KANSER RİSKİ KATLANIYOR
Sigaranın akciğer sağlığı üzerindeki kısa ve uzun vadeli zararlarını anlatan Dr. Öğr. Üyesi Turgut Öztutgan, “Kısa vadeli zararlar; öksürük, nefes darlığı, bronşlarda tahriş ve iltihaplanma ile Akciğer fonksiyonlarının düşmesiyken (örneğin, FVC ve FEV1 değerlerinde azalma); uzun vadeli zararları arasında KOAH ve amfizem gibi kronik solunum hastalıkları, akciğer kanseri riski (sigara içenlerde 15-30 kat artış), solunum yollarında geri dönüşü olmayan yapısal hasarlar bulunur” diyor.
Dr. Öğr. Üyesi Turgut Öztutgan, sigarayı bırakmanın kişiler üzerindeki etkisini ise şöyle söylüyor: “Sigarayı bıraktıktan 20 dakika sonra kalp atış hızı ve kan basıncı normale döner; 24 saat sonra kalp krizi riski düşmeye başlar; 2 ila 12 hafta sonra akciğer kapasitesi ve kan dolaşımı iyileşir; 1 yıl sonra koroner kalp hastalığı riski yarıya iner; 10 yıl sonra akciğer kanseri riski önemli ölçüde azalır; 15 yıl sonra kalp krizi riski, sigara içmeyen biriyle eşit hale gelir.”
PASİF İÇİCİLİK SANILDIĞI KADAR MASUM DEĞİL!

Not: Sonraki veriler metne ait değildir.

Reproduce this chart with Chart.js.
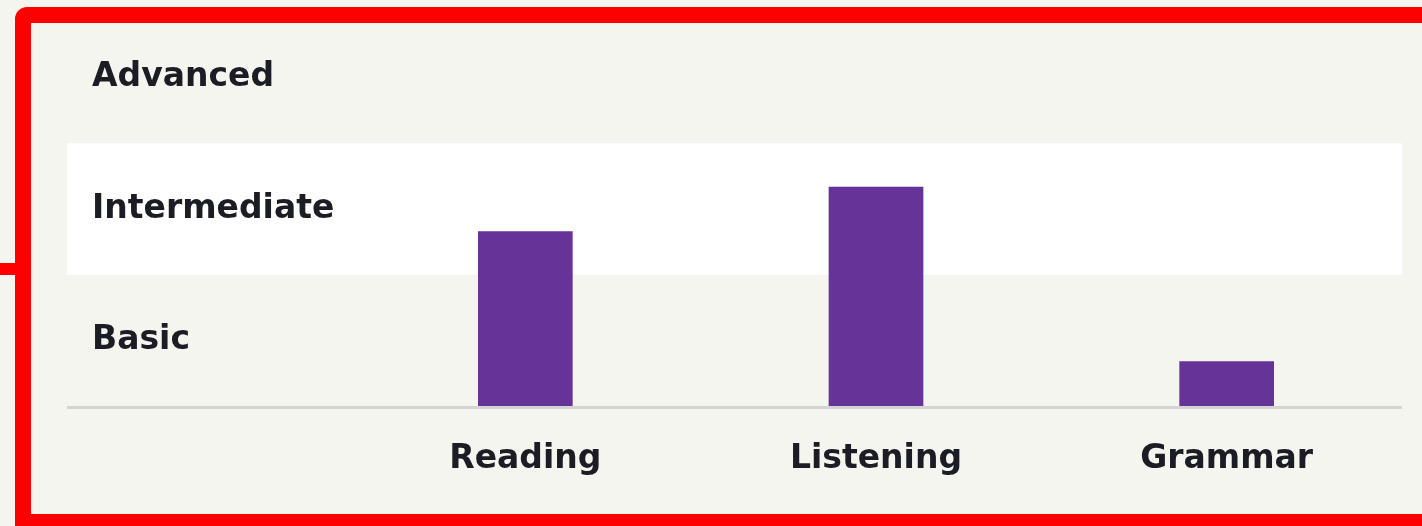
<!DOCTYPE html>
<html>
<head>
<meta charset="utf-8">
<script src="https://cdn.jsdelivr.net/npm/chart.js@4"></script>
<style>
  html, body { margin: 0; padding: 0; background: #f3f3ee; }
  #wrap { position: relative; width: 1422px; height: 526px; overflow: hidden; background: #f5f5f0; }
  #frame { position: absolute; left: 15px; top: 7px; width: 1440px; height: 523px; box-sizing: border-box;
           border: 16px solid #ff0000; border-top-left-radius: 12px; pointer-events: none; }
  #stub { position: absolute; left: 0; top: 263px; width: 16px; height: 12px; background: #ff0000; }
  canvas { position: absolute; left: 0; top: 0; }
</style>
</head>
<body>
<div id="wrap">
  <canvas id="grafico" width="1422" height="526"></canvas>
  <div id="frame"></div>
  <div id="stub"></div>
</div>
<script>
// datos del gráfico
const categorias = ['Reading', 'Listening', 'Grammar'];
const puntajes = [1.33, 1.67, 0.34];
const niveles = ['Basic', 'Intermediate', 'Advanced'];
const posNiveles = [0.5, 1.5, 2.5];

const fuente = { family: '"DejaVu Sans", Verdana, sans-serif', size: 33, weight: 'bold' };

// franja blanca (Intermediate) y línea base, se extienden bajo las etiquetas del eje Y
const fondoNiveles = {
    id: 'fondoNiveles',
    beforeDraw(chart) {
        let ctx = chart.ctx; let y = chart.scales.y; let area = chart.chartArea;
        let x0 = y.left - 25;
        ctx.save();
        ctx.fillStyle = '#ffffff';
        let yTop = y.getPixelForValue(2); let yBot = y.getPixelForValue(1);
        ctx.fillRect(x0, yTop, area.right - x0, yBot - yTop);
        ctx.restore();
    },
    beforeDatasetsDraw(chart) {
        let ctx = chart.ctx; let y = chart.scales.y; let area = chart.chartArea;
        let x0 = y.left - 25;
        ctx.save();
        ctx.strokeStyle = '#d4d4d4'; ctx.lineWidth = 3;
        ctx.beginPath();
        let yb = y.getPixelForValue(0) + 1.5;
        ctx.moveTo(x0, yb); ctx.lineTo(area.right, yb);
        ctx.stroke();
        ctx.restore();
    }
};

new Chart(document.getElementById('grafico').getContext('2d'), {
    type: 'bar',
    data: {
        labels: categorias,
        datasets: [{
            data: puntajes,
            backgroundColor: '#663399',
            borderWidth: 0,
            barPercentage: 0.27,
            categoryPercentage: 1
        }]
    },
    options: {
        responsive: false, animation: false,
        layout: { padding: { left: 92, right: 20, top: 12, bottom: 13 } },
        plugins: { legend: { display: false }, tooltip: { enabled: false } },
        scales: {
            x: {
                grid: { display: false, drawTicks: false },
                border: { display: false },
                afterFit: s => { s.height = 107; s.paddingLeft = 0; s.paddingRight = 0; },
                ticks: { color: '#1c1c24', font: fuente, padding: 34 }
            },
            y: {
                min: 0, max: 3,
                grid: { display: false, drawTicks: false },
                border: { display: false },
                afterBuildTicks: s => { s.ticks = posNiveles.map(v => ({ value: v })); },
                afterFit: s => { s.width = 258; s.paddingTop = 0; s.paddingBottom = 0; },
                ticks: {
                    color: '#1c1c24', font: fuente, crossAlign: 'far', padding: 0,
                    callback: (v) => niveles[posNiveles.indexOf(v)]
                }
            }
        }
    },
    plugins: [fondoNiveles]
});
</script>
</body>
</html>
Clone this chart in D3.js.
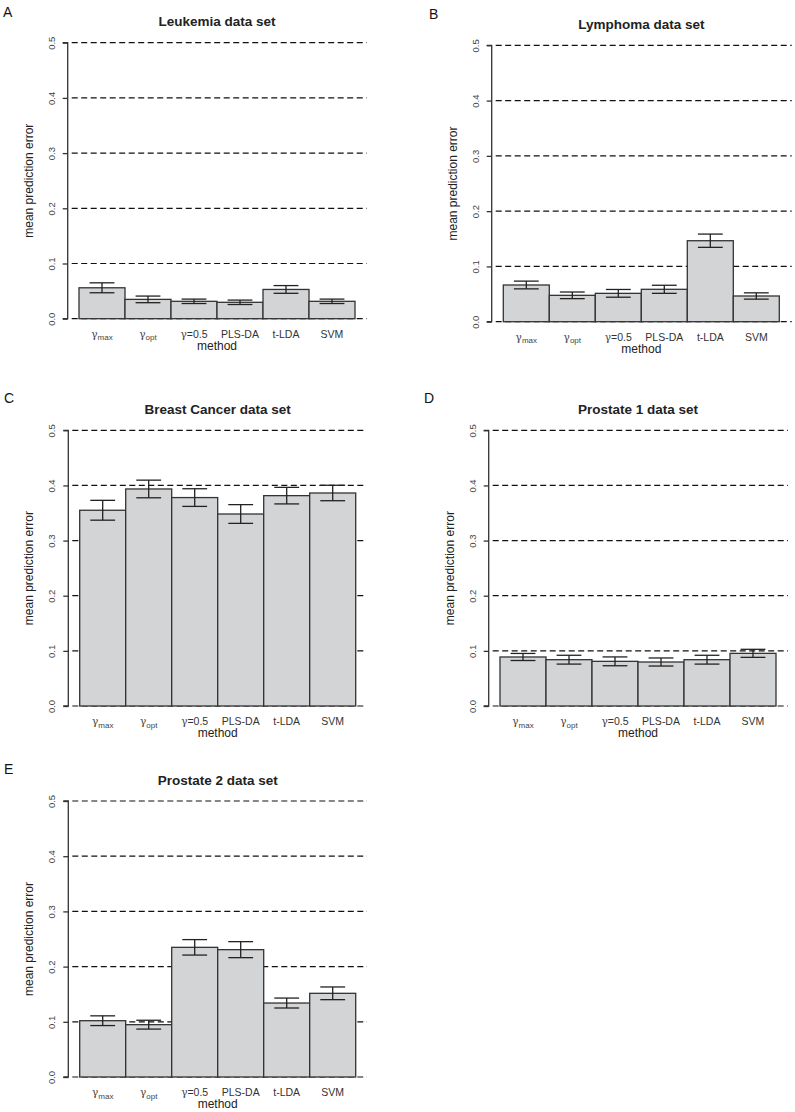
<!DOCTYPE html>
<html>
<head>
<meta charset="utf-8">
<script src="https://cdn.jsdelivr.net/npm/d3@7"></script>
<style>
html,body{margin:0;padding:0;background:#fff;}
svg{display:block;font-family:"Liberation Sans",Arial,sans-serif;}
</style>
</head>
<body>
<svg id="chart" width="795" height="1112"></svg>
<script>
// ---- data ----
const methodBase = ["γ", "γ", "γ", "PLS-DA", "t-LDA", "SVM"];
const methodSub  = ["max", "opt", "", "", "", ""];
const methodRest = ["", "", "=0.5", "", "", ""];
const methods = ["gmax", "gopt", "g05", "PLS-DA", "t-LDA", "SVM"];
const yTicks = [0.0, 0.1, 0.2, 0.3, 0.4, 0.5];
const yTickLabels = ["0.0", "0.1", "0.2", "0.3", "0.4", "0.5"];

const panelLetters = ["A", "B", "C", "D", "E"];
const panelTitles = ["Leukemia data set", "Lymphoma data set", "Breast Cancer data set", "Prostate 1 data set", "Prostate 2 data set"];

const leukemiaMean  = [0.056, 0.035, 0.0315, 0.0297, 0.053, 0.0315];
const leukemiaErr   = [0.009, 0.006, 0.004, 0.004, 0.007, 0.004];
const lymphomaMean  = [0.0664, 0.0477, 0.0513, 0.0586, 0.1465, 0.0465];
const lymphomaErr   = [0.007, 0.006, 0.007, 0.0073, 0.012, 0.0057];
const breastMean    = [0.355, 0.3936, 0.378, 0.3482, 0.3815, 0.3863];
const breastErr     = [0.018, 0.016, 0.016, 0.017, 0.015, 0.014];
const prostate1Mean = [0.0889, 0.084, 0.081, 0.0798, 0.084, 0.0955];
const prostate1Err  = [0.0064, 0.008, 0.008, 0.0073, 0.008, 0.0073];
const prostate2Mean = [0.102, 0.0948, 0.2349, 0.2307, 0.134, 0.1516];
const prostate2Err  = [0.0088, 0.008, 0.014, 0.0145, 0.009, 0.0115];

const panelMeans = [leukemiaMean, lymphomaMean, breastMean, prostate1Mean, prostate2Mean];
const panelErrs  = [leukemiaErr, lymphomaErr, breastErr, prostate1Err, prostate2Err];

// ---- layout (positions only) ----
const layouts = [
  {axisX: 67.7, barL: 79.0, barR: 355.0, top: 42.7, bottom: 318.7, gridR: 366.7, lx: 3, ly: 16.5},
  {axisX: 491.7, barL: 503.3, barR: 779.3, top: 45.3, bottom: 321.7, gridR: 791.7, lx: 429, ly: 18.5},
  {axisX: 68.3, barL: 79.7, barR: 355.7, top: 430.3, bottom: 706.0, gridR: 366.7, lx: 4, ly: 403},
  {axisX: 488.7, barL: 500.0, barR: 776.0, top: 430.3, bottom: 706.0, gridR: 788.0, lx: 424, ly: 403},
  {axisX: 68.3, barL: 79.7, barR: 355.7, top: 801.0, bottom: 1077.0, gridR: 367.0, lx: 4, ly: 774}
];

const svg = d3.select("#chart");
const dark = "#333";

layouts.forEach((L, i) => {
  const g = svg.append("g");
  const x = d3.scaleBand().domain(methods).range([L.barL, L.barR]).padding(0);
  const y = d3.scaleLinear().domain([0, 0.5]).range([L.bottom, L.top]);
  const means = panelMeans[i], errs = panelErrs[i];

  // panel letter
  g.append("text").attr("x", L.lx).attr("y", L.ly)
    .attr("font-size", 14).attr("fill", "#111").text(panelLetters[i]);

  // title
  g.append("text").attr("x", (L.barL + L.barR) / 2).attr("y", L.top - 16.5)
    .attr("text-anchor", "middle").attr("font-size", 13.5).attr("font-weight", "bold")
    .attr("fill", "#222").text(panelTitles[i]);

  // dashed gridlines
  g.selectAll(".grid").data(yTicks).enter().append("line")
    .attr("x1", L.axisX + 4).attr("x2", L.gridR)
    .attr("y1", d => y(d)).attr("y2", d => y(d))
    .attr("stroke", "#111").attr("stroke-width", 1.2).attr("stroke-dasharray", "6,3.5");

  // y axis
  const yAxis = d3.axisLeft(y).tickValues(yTicks).tickSize(5).tickFormat((d, k) => yTickLabels[k]);
  const ga = g.append("g").attr("transform", `translate(${L.axisX},0)`).call(yAxis);
  ga.select(".domain").attr("d", `M-5,${y(0.5)}H0V${y(0)}H-5`).attr("stroke", dark).attr("stroke-width", 1.3);
  ga.selectAll(".tick line").attr("stroke", dark).attr("stroke-width", 1.3);
  ga.selectAll(".tick text")
    .attr("transform", "rotate(-90)")
    .attr("x", 0).attr("y", -13).attr("dy", null)
    .attr("text-anchor", "middle")
    .attr("font-family", "Liberation Sans, Arial, sans-serif")
    .attr("font-size", 9.5).attr("fill", "#444");

  // y label
  g.append("text")
    .attr("transform", `translate(${L.axisX - 35},${(L.top + L.bottom) / 2}) rotate(-90)`)
    .attr("text-anchor", "middle").attr("font-size", 12).attr("fill", "#222")
    .text("mean prediction error");

  // bars
  g.selectAll(".bar").data(means).enter().append("rect")
    .attr("x", (d, k) => x(methods[k]))
    .attr("width", x.bandwidth())
    .attr("y", d => y(d))
    .attr("height", d => y(0) - y(d))
    .attr("fill", "#d3d4d6").attr("stroke", dark).attr("stroke-width", 1.3);

  // error bars
  const cap = x.bandwidth() * 0.27;
  const eb = g.selectAll(".eb").data(means).enter().append("g");
  eb.append("line")
    .attr("x1", (d, k) => x(methods[k]) + x.bandwidth() / 2)
    .attr("x2", (d, k) => x(methods[k]) + x.bandwidth() / 2)
    .attr("y1", (d, k) => y(d + errs[k])).attr("y2", (d, k) => y(d - errs[k]));
  eb.append("line")
    .attr("x1", (d, k) => x(methods[k]) + x.bandwidth() / 2 - cap)
    .attr("x2", (d, k) => x(methods[k]) + x.bandwidth() / 2 + cap)
    .attr("y1", (d, k) => y(d + errs[k])).attr("y2", (d, k) => y(d + errs[k]));
  eb.append("line")
    .attr("x1", (d, k) => x(methods[k]) + x.bandwidth() / 2 - cap)
    .attr("x2", (d, k) => x(methods[k]) + x.bandwidth() / 2 + cap)
    .attr("y1", (d, k) => y(d - errs[k])).attr("y2", (d, k) => y(d - errs[k]));
  eb.selectAll("line").attr("stroke", "#222").attr("stroke-width", 1.3);

  // x tick labels
  methods.forEach((m, k) => {
    const t = g.append("text")
      .attr("x", x(m) + x.bandwidth() / 2).attr("y", L.bottom + 19)
      .attr("text-anchor", "middle").attr("font-size", 10.5).attr("fill", "#333");
    if (methodBase[k] === "γ") {
      t.append("tspan").attr("font-family", "DejaVu Serif, Liberation Serif, serif")
        .attr("font-size", 10.5).attr("fill", "#444").text("γ");
      if (methodSub[k]) {
        t.append("tspan").attr("font-size", 8).attr("fill", "#444").attr("dy", 2.5).text(methodSub[k]);
      }
      if (methodRest[k]) t.append("tspan").attr("fill", "#333").text(methodRest[k]);
    } else {
      t.text(methodBase[k]);
    }
  });

  // x axis label
  g.append("text").attr("x", (L.barL + L.barR) / 2).attr("y", L.bottom + 31)
    .attr("text-anchor", "middle").attr("font-size", 12).attr("fill", "#222").text("method");
});
</script>
</body>
</html>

Sigara içmeyen bireylerin sigara dumanına maruz kalması durumu olan pasif içiciliğin, ciddi sağlık sorunlarına yol açtığını belirten Dr. Öğr. Üyesi Turgut Öztutgan, “Her yıl 40 binden fazla sigara içmeyen yetişkin ve 400 bebek pasif içicilik nedeniyle hayatını kaybetmektedir. Yetişkinlerde pasif içicilik koroner kalp hastalığı riskini artırır; inme riskini yükseltir ve akciğer kanserine yol açabilir. Çocuklarda pasif içicilik ise solunum yolu enfeksiyonları (zatürre ve bronşit) riskini artırır; orta kulak enfeksiyonlarına neden olabilir; astım atağı sıklığını ve şiddetini artırır; Ani Bebek Ölümü Sendromu (SIDS) riskini yükseltir” diyor.
FARKINDALIK ÖNEMLİ
Pasif içicilikten korunmak için kapalı alanlarda sigara içiminin yasaklanmasının ve farkındalığın artırılmasının büyük önem taşıdığını belirten Dr. Öğr. Üyesi Turgut Öztutgan, “Bu kapsamda çeşitli önlemler alınabilir. Eğitim kampanyaları ile okullarda ve medyada farkındalık çalışmaları yürütülebilir. Yasal düzenlemelerle kapalı alanlarda tütün kullanımı tamamen yasaklanabilir. Toplum destekli projeler, örneğin "Duman-Sız Evler" gibi girişimlerle farkındalık oluşturulabilir. Ayrıca, sağlık hizmetleri kapsamında pasif içiciliğin zararlarını azaltmaya yönelik sağlık taramaları düzenlenebilir” şeklinde konuşuyor.